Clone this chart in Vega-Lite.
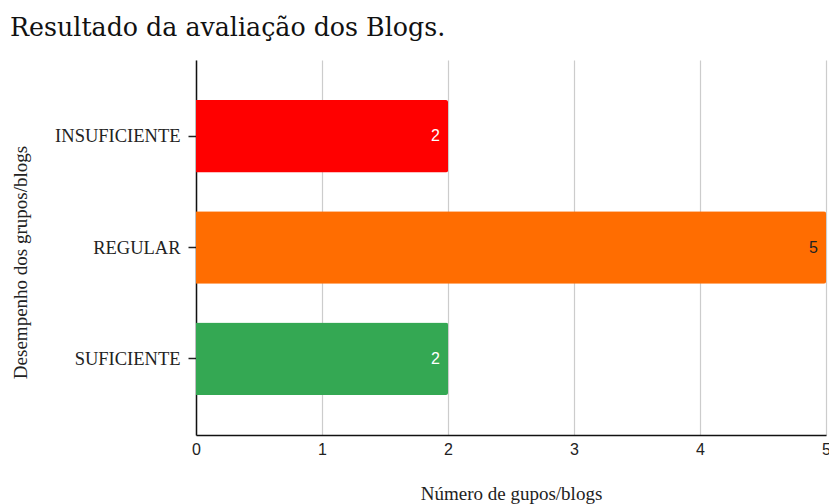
{
  "$schema": "https://vega.github.io/schema/vega-lite/v6.json",
  "autosize": "none",
  "width": 630,
  "height": 375,
  "padding": {"left": 196, "top": 60, "right": 3, "bottom": 69},
  "background": "white",
  "title": {
    "text": "Resultado da avaliação dos Blogs.",
    "anchor": "start",
    "frame": "group",
    "dx": -186,
    "offset": 19,
    "font": "DejaVu Serif",
    "fontSize": 25.3,
    "fontWeight": "normal",
    "color": "#111111"
  },
  "data": {
    "values": [
      {"desempenho": "INSUFICIENTE", "numero": 2},
      {"desempenho": "REGULAR", "numero": 5},
      {"desempenho": "SUFICIENTE", "numero": 2}
    ]
  },
  "encoding": {
    "y": {
      "field": "desempenho",
      "type": "nominal",
      "sort": ["INSUFICIENTE", "REGULAR", "SUFICIENTE"],
      "scale": {"paddingInner": 0.35, "paddingOuter": 0.36},
      "axis": {
        "title": "Desempenho dos grupos/blogs",
        "titleFont": "Liberation Serif",
        "titleFontSize": 19,
        "titleFontWeight": "normal",
        "titleColor": "#222222",
        "titleX": -176,
        "titleY": 202,
        "titleBaseline": "middle",
        "labelFont": "Liberation Serif",
        "labelFontSize": 18.5,
        "labelColor": "#222222",
        "labelPadding": 8,
        "tickSize": 8,
        "tickColor": "#222222",
        "tickWidth": 1.5,
        "domainColor": "#111111",
        "domainWidth": 1.5,
        "grid": false
      }
    },
    "x": {
      "field": "numero",
      "type": "quantitative",
      "scale": {"domain": [0, 5], "nice": false},
      "axis": {
        "title": "Número de gupos/blogs",
        "titleFont": "Liberation Serif",
        "titleFontSize": 19,
        "titleFontWeight": "normal",
        "titleColor": "#222222",
        "titlePadding": 27,
        "labelFont": "Liberation Sans",
        "labelFontSize": 16,
        "labelColor": "#222222",
        "labelPadding": 6,
        "labelFlush": false,
        "tickCount": 5,
        "ticks": false,
        "domainColor": "#111111",
        "domainWidth": 1.5,
        "gridColor": "#cccccc",
        "gridWidth": 1.2
      }
    }
  },
  "layer": [
    {
      "mark": {"type": "bar", "cornerRadiusEnd": 2},
      "encoding": {
        "color": {
          "field": "desempenho",
          "type": "nominal",
          "scale": {
            "domain": ["INSUFICIENTE", "REGULAR", "SUFICIENTE"],
            "range": ["#ff0000", "#ff6d01", "#34a853"]
          },
          "legend": null
        }
      }
    },
    {
      "mark": {"type": "text", "align": "right", "dx": -8, "font": "Liberation Sans", "fontSize": 16},
      "encoding": {
        "text": {"field": "numero", "type": "quantitative"},
        "color": {
          "condition": {"test": "datum.desempenho === 'REGULAR'", "value": "#222222"},
          "value": "#ffffff"
        }
      }
    }
  ],
  "config": {
    "view": {"stroke": null}
  }
}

▶ **What is required**
Restate the whole of the material word for word without the pictures.

▶ **Response to this task**
Clone this chart in Vega-Lite.
{
  "$schema": "https://vega.github.io/schema/vega-lite/v6.json",
  "autosize": "none",
  "width": 630,
  "height": 375,
  "padding": {"left": 196, "top": 60, "right": 3, "bottom": 69},
  "background": "white",
  "title": {
    "text": "Resultado da avaliação dos Blogs.",
    "anchor": "start",
    "frame": "group",
    "dx": -186,
    "offset": 19,
    "font": "DejaVu Serif",
    "fontSize": 25.3,
    "fontWeight": "normal",
    "color": "#111111"
  },
  "data": {
    "values": [
      {"desempenho": "INSUFICIENTE", "numero": 2},
      {"desempenho": "REGULAR", "numero": 5},
      {"desempenho": "SUFICIENTE", "numero": 2}
    ]
  },
  "encoding": {
    "y": {
      "field": "desempenho",
      "type": "nominal",
      "sort": ["INSUFICIENTE", "REGULAR", "SUFICIENTE"],
      "scale": {"paddingInner": 0.35, "paddingOuter": 0.36},
      "axis": {
        "title": "Desempenho dos grupos/blogs",
        "titleFont": "Liberation Serif",
        "titleFontSize": 19,
        "titleFontWeight": "normal",
        "titleColor": "#222222",
        "titleX": -176,
        "titleY": 202,
        "titleBaseline": "middle",
        "labelFont": "Liberation Serif",
        "labelFontSize": 18.5,
        "labelColor": "#222222",
        "labelPadding": 8,
        "tickSize": 8,
        "tickColor": "#222222",
        "tickWidth": 1.5,
        "domainColor": "#111111",
        "domainWidth": 1.5,
        "grid": false
      }
    },
    "x": {
      "field": "numero",
      "type": "quantitative",
      "scale": {"domain": [0, 5], "nice": false},
      "axis": {
        "title": "Número de gupos/blogs",
        "titleFont": "Liberation Serif",
        "titleFontSize": 19,
        "titleFontWeight": "normal",
        "titleColor": "#222222",
        "titlePadding": 27,
        "labelFont": "Liberation Sans",
        "labelFontSize": 16,
        "labelColor": "#222222",
        "labelPadding": 6,
        "labelFlush": false,
        "tickCount": 5,
        "ticks": false,
        "domainColor": "#111111",
        "domainWidth": 1.5,
        "gridColor": "#cccccc",
        "gridWidth": 1.2
      }
    }
  },
  "layer": [
    {
      "mark": {"type": "bar", "cornerRadiusEnd": 2},
      "encoding": {
        "color": {
          "field": "desempenho",
          "type": "nominal",
          "scale": {
            "domain": ["INSUFICIENTE", "REGULAR", "SUFICIENTE"],
            "range": ["#ff0000", "#ff6d01", "#34a853"]
          },
          "legend": null
        }
      }
    },
    {
      "mark": {"type": "text", "align": "right", "dx": -8, "font": "Liberation Sans", "fontSize": 16},
      "encoding": {
        "text": {"field": "numero", "type": "quantitative"},
        "color": {
          "condition": {"test": "datum.desempenho === 'REGULAR'", "value": "#222222"},
          "value": "#ffffff"
        }
      }
    }
  ],
  "config": {
    "view": {"stroke": null}
  }
}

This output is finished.